What is the most feasible way to achieve this?

stefnotch commented 2 years ago

Would standard dimensional analysis work?

As in: $\frac{1 m + 3cm}{3 hours}$

  1. extract all units from a formula: $\frac{m + m}{hours}$ (cm = 0.1 * m)
  2. do symbolic mathematics with just the units (treat them like variables): $\frac{m}{hours}$
  3. use the result $\frac{1 + 3 * 0.1}{3} \frac{m}{hours}$
michelmar commented 2 years ago

Really nice approch. We are going in this direction

victorvianaom commented 2 years ago

Very Good! Thank you for your reply. We'll try it! But how would you go about differentiating a symbol m (bound variables, free variables and constants) from the unit of length meter m. Because the calculations I have to perform with both are different. For exemple, I should convert all units to SI units and then perform calculation. Also I would like to be able to define symbol m and unit m (representing different entities) on the same expression. Is it possible, for instance, to define a symbol \operatorname{m}? to make that represent my unit of measure meter, and then define a symbol \operatorname{cm} giving it the value = $10^{-2} \cdot $\operatorname{m}. That is, can I in some way store all unit conversions in the Compute Engine context and at the same time differentiating variables from units?

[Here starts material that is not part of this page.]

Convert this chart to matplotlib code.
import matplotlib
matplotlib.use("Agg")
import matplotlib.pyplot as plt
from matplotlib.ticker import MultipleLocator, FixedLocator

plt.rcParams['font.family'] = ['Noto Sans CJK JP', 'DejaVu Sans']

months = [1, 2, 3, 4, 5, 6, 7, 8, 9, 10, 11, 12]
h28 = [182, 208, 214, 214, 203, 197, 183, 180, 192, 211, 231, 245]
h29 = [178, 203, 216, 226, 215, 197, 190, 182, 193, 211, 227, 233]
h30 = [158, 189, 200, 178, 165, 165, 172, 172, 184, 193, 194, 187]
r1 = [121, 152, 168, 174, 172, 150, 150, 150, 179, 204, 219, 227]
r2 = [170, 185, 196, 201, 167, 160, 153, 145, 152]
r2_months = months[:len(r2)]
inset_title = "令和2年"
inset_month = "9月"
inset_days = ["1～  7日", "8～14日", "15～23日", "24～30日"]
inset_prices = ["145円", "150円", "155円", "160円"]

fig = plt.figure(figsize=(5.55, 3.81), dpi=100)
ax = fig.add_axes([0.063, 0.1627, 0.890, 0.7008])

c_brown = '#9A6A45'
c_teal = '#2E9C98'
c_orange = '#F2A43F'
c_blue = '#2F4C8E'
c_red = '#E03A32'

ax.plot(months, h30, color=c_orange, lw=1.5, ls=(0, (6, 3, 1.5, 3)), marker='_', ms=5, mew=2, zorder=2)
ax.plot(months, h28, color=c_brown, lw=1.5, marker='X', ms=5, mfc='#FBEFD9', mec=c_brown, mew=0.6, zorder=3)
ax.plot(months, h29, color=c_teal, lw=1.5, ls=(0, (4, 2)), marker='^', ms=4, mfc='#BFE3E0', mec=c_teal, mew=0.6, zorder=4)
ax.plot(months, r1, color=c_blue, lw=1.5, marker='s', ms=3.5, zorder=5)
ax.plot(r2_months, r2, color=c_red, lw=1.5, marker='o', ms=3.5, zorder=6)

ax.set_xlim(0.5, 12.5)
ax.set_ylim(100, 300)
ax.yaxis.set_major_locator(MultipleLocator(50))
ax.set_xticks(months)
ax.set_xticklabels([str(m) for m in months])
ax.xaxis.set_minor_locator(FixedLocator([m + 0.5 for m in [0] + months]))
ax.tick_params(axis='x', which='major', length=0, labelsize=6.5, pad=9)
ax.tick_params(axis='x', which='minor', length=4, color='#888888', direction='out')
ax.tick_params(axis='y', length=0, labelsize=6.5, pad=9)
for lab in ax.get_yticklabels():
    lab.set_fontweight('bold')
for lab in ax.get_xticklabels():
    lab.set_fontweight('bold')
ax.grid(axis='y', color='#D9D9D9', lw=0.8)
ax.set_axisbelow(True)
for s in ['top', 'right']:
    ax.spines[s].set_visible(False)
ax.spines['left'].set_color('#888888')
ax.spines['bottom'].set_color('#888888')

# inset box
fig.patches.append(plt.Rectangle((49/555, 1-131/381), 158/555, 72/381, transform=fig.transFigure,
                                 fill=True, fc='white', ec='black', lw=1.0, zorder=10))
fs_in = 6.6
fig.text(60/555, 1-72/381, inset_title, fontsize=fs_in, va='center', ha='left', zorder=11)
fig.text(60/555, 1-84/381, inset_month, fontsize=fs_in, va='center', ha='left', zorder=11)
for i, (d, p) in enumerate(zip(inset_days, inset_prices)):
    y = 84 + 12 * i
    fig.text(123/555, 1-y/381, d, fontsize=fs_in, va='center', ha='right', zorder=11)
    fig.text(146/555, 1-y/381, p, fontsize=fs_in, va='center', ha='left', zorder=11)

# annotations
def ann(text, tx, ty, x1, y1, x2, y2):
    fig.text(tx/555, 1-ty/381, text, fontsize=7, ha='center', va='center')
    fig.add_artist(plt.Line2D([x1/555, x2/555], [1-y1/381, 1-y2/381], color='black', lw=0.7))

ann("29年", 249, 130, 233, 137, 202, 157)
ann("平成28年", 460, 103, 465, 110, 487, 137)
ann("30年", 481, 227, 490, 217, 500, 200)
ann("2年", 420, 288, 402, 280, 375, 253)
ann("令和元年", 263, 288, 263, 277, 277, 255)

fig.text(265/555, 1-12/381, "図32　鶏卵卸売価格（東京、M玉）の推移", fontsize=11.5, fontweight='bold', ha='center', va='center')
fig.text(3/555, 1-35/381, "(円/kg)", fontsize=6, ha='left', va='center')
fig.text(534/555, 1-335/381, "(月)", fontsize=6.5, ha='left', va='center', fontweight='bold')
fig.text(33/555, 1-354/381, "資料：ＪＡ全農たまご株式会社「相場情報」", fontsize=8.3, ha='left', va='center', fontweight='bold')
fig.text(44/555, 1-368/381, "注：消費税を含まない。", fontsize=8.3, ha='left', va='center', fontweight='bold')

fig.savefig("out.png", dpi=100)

stefnotch commented 2 years ago

I think such ambiguity would have to be handled when the user is inputting an equation, because I don't think think it can always be automatically resolved. As in, I don't think there is a clear cut way for mathlive to say "this m is definitely a variable, and that m is 100% a unit".

victorvianaom commented 2 years ago

It totally makes sense! Thank you so much @stefnotch for the help!